§ Collected data:
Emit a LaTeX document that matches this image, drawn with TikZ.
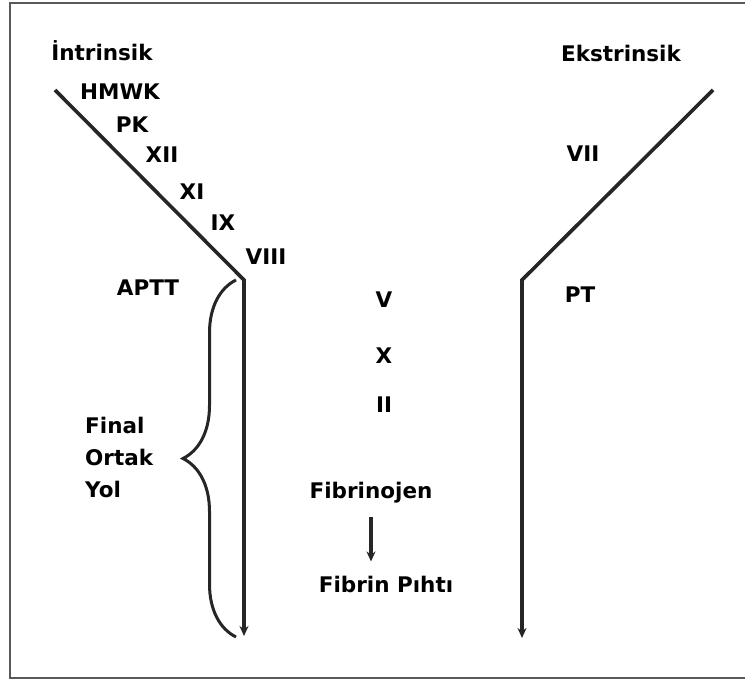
\documentclass[tikz,border=0pt]{standalone}
\usepackage{fontspec}
\setmainfont{DejaVu Sans}
\usetikzlibrary{arrows.meta,decorations.pathreplacing}
\begin{document}
\begin{tikzpicture}[x=1pt,y=-1pt,
  lbl/.style={font=\fontsize{21.5}{25}\selectfont\bfseries, inner sep=0pt, anchor=base, text=black},
  flowline/.style={draw=black!85, line width=3.6pt, line join=miter},
  tipped/.style={-{Stealth[length=10pt,width=9pt]}}]
\useasboundingbox (0,0) rectangle (745,682);
% frame
\draw[gray!70!black, line width=2.6pt] (746,3) -- (10,3) -- (10,678) -- (746,678);
% labels
\node[lbl] (intr) at (102,61) {İntrinsik};
\node[lbl] (ekstr) at (621,62) {Ekstrinsik};
\node[lbl] (hmwk) at (120,100) {HMWK};
\node[lbl] (pk) at (132,133) {PK};
\node[lbl] (xii) at (162,163) {XII};
\node[lbl] (xi) at (192,200) {XI};
\node[lbl] (ix) at (223,230) {IX};
\node[lbl] (viii) at (266,265) {VIII};
\node[lbl] (aptt) at (148,295) {APTT};
\node[lbl] (vii) at (583,162) {VII};
\node[lbl] (pt) at (580,302) {PT};
\node[lbl] (v) at (384,307) {V};
\node[lbl] (x) at (384,363) {X};
\node[lbl] (ii) at (384,412) {II};
\node[lbl] (fgen) at (371,498) {Fibrinojen};
\node[lbl] (fclot) at (386,592) {Fibrin Pıhtı};
\node[lbl, anchor=base west] (fin) at (85,433) {Final};
\node[lbl, anchor=base west] (ort) at (85,465) {Ortak};
\node[lbl, anchor=base west] (yol) at (85,497) {Yol};
% pathways
\coordinate (i0) at (55,90);
\coordinate (i1) at (244,280);
\coordinate (i2) at (244,636);
\coordinate (e0) at (713,90);
\coordinate (e1) at (522,280);
\coordinate (e2) at (522,638);
\draw[flowline, tipped] (i0) -- (i1) -- (i2);
\draw[flowline, tipped] (e0) -- (e1) -- (e2);
% fibrinogen -> fibrin
\draw[flowline, tipped, shorten <=14pt, shorten >=14pt] (fgen.south) -- (fclot.north -| fgen.south);
% brace
\coordinate (b0) at (236,637);
\coordinate (b1) at (236,280);
\draw[draw=black!85, line width=3pt, decorate, decoration={brace, amplitude=53pt, aspect=0.5}] (b0) -- (b1);
\end{tikzpicture}
\end{document}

§ Aim of the exercise: Produce an exact copy of each line of data, skipping embedded images.

§ Written solution:
Emit a LaTeX document that matches this image, drawn with TikZ.
\documentclass[tikz,border=0pt]{standalone}
\usepackage{fontspec}
\setmainfont{DejaVu Sans}
\usetikzlibrary{arrows.meta,decorations.pathreplacing}
\begin{document}
\begin{tikzpicture}[x=1pt,y=-1pt,
  lbl/.style={font=\fontsize{21.5}{25}\selectfont\bfseries, inner sep=0pt, anchor=base, text=black},
  flowline/.style={draw=black!85, line width=3.6pt, line join=miter},
  tipped/.style={-{Stealth[length=10pt,width=9pt]}}]
\useasboundingbox (0,0) rectangle (745,682);
% frame
\draw[gray!70!black, line width=2.6pt] (746,3) -- (10,3) -- (10,678) -- (746,678);
% labels
\node[lbl] (intr) at (102,61) {İntrinsik};
\node[lbl] (ekstr) at (621,62) {Ekstrinsik};
\node[lbl] (hmwk) at (120,100) {HMWK};
\node[lbl] (pk) at (132,133) {PK};
\node[lbl] (xii) at (162,163) {XII};
\node[lbl] (xi) at (192,200) {XI};
\node[lbl] (ix) at (223,230) {IX};
\node[lbl] (viii) at (266,265) {VIII};
\node[lbl] (aptt) at (148,295) {APTT};
\node[lbl] (vii) at (583,162) {VII};
\node[lbl] (pt) at (580,302) {PT};
\node[lbl] (v) at (384,307) {V};
\node[lbl] (x) at (384,363) {X};
\node[lbl] (ii) at (384,412) {II};
\node[lbl] (fgen) at (371,498) {Fibrinojen};
\node[lbl] (fclot) at (386,592) {Fibrin Pıhtı};
\node[lbl, anchor=base west] (fin) at (85,433) {Final};
\node[lbl, anchor=base west] (ort) at (85,465) {Ortak};
\node[lbl, anchor=base west] (yol) at (85,497) {Yol};
% pathways
\coordinate (i0) at (55,90);
\coordinate (i1) at (244,280);
\coordinate (i2) at (244,636);
\coordinate (e0) at (713,90);
\coordinate (e1) at (522,280);
\coordinate (e2) at (522,638);
\draw[flowline, tipped] (i0) -- (i1) -- (i2);
\draw[flowline, tipped] (e0) -- (e1) -- (e2);
% fibrinogen -> fibrin
\draw[flowline, tipped, shorten <=14pt, shorten >=14pt] (fgen.south) -- (fclot.north -| fgen.south);
% brace
\coordinate (b0) at (236,637);
\coordinate (b1) at (236,280);
\draw[draw=black!85, line width=3pt, decorate, decoration={brace, amplitude=53pt, aspect=0.5}] (b0) -- (b1);
\end{tikzpicture}
\end{document}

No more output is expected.